━━ SUPPLIED INFORMATION

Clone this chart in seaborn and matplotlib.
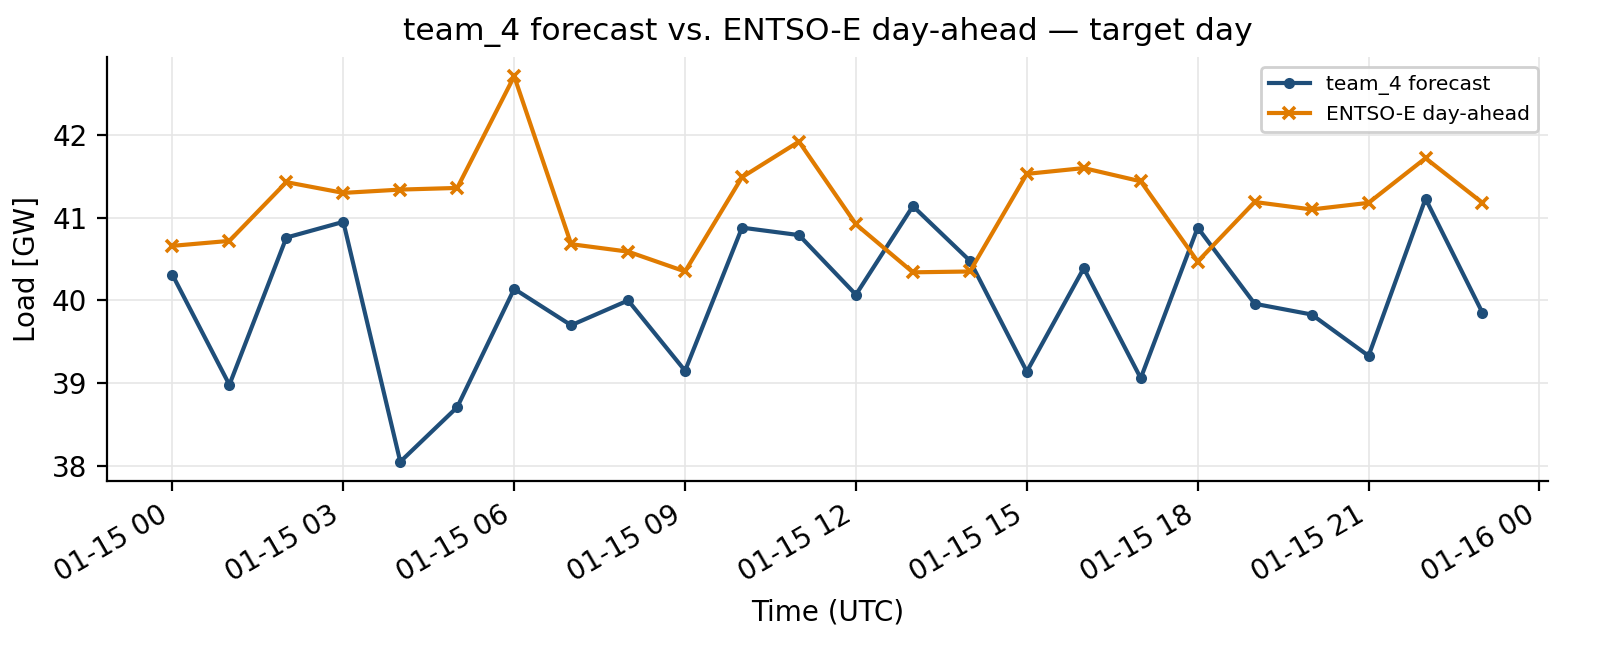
import pandas as pd
import seaborn as sns
import matplotlib.pyplot as plt
import matplotlib.dates as mdates

hours = pd.date_range("2024-01-15 00:00", periods=24, freq="h")
team_4 = [40.31, 38.98, 40.76, 40.95, 38.05, 38.71, 40.14, 39.70, 40.00, 39.15,
          40.88, 40.79, 40.07, 41.14, 40.48, 39.14, 40.39, 39.06, 40.88, 39.96,
          39.83, 39.33, 41.23, 39.85]
entsoe = [40.66, 40.72, 41.43, 41.30, 41.34, 41.36, 42.71, 40.68, 40.59, 40.35,
          41.49, 41.92, 40.92, 40.34, 40.35, 41.53, 41.60, 41.44, 40.47, 41.19,
          41.10, 41.18, 41.72, 41.18]

plt.rcParams['font.family'] = ['DejaVu Sans']

fig, ax = plt.subplots(figsize=(8.065, 3.275), dpi=200)
sns.lineplot(x=hours, y=team_4, ax=ax, color="#1f4e79", marker="o", markersize=4,
             markeredgewidth=0, linewidth=1.5, label="team_4 forecast")
sns.lineplot(x=hours, y=entsoe, ax=ax, color="#e07b00", marker="x", markersize=4.5,
             markeredgewidth=1.3, markeredgecolor="#e07b00", linewidth=1.5,
             label="ENTSO-E day-ahead")

ax.xaxis.set_major_locator(mdates.HourLocator(byhour=range(0, 24, 3)))
ax.xaxis.set_major_formatter(mdates.DateFormatter("%m-%d %H"))
ax.set_yticks([38, 39, 40, 41, 42])
ax.grid(True, color="#e6e6e6", linewidth=0.6)
ax.set_axisbelow(True)
sns.despine(ax=ax)
ax.set_title("team_4 forecast vs. ENTSO-E day-ahead — target day", fontsize=11.3)
ax.set_xlabel("Time (UTC)")
ax.set_ylabel("Load [GW]")
ax.legend(loc="upper right", fontsize=7.3, framealpha=0.9)
fig.autofmt_xdate()
fig.subplots_adjust(left=0.0663, right=0.9597, top=0.913, bottom=0.2656)
fig.savefig("out.png", dpi=200)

━━━━

## WHAT TO PRODUCE
From the first line above down to the line with "plt.rcParams['font.family'] = ['DejaVu Sans']", reproduce every line and no others, omitting pictures.

## WORKED ANSWER
Clone this chart in seaborn and matplotlib.
import pandas as pd
import seaborn as sns
import matplotlib.pyplot as plt
import matplotlib.dates as mdates

hours = pd.date_range("2024-01-15 00:00", periods=24, freq="h")
team_4 = [40.31, 38.98, 40.76, 40.95, 38.05, 38.71, 40.14, 39.70, 40.00, 39.15,
          40.88, 40.79, 40.07, 41.14, 40.48, 39.14, 40.39, 39.06, 40.88, 39.96,
          39.83, 39.33, 41.23, 39.85]
entsoe = [40.66, 40.72, 41.43, 41.30, 41.34, 41.36, 42.71, 40.68, 40.59, 40.35,
          41.49, 41.92, 40.92, 40.34, 40.35, 41.53, 41.60, 41.44, 40.47, 41.19,
          41.10, 41.18, 41.72, 41.18]

plt.rcParams['font.family'] = ['DejaVu Sans']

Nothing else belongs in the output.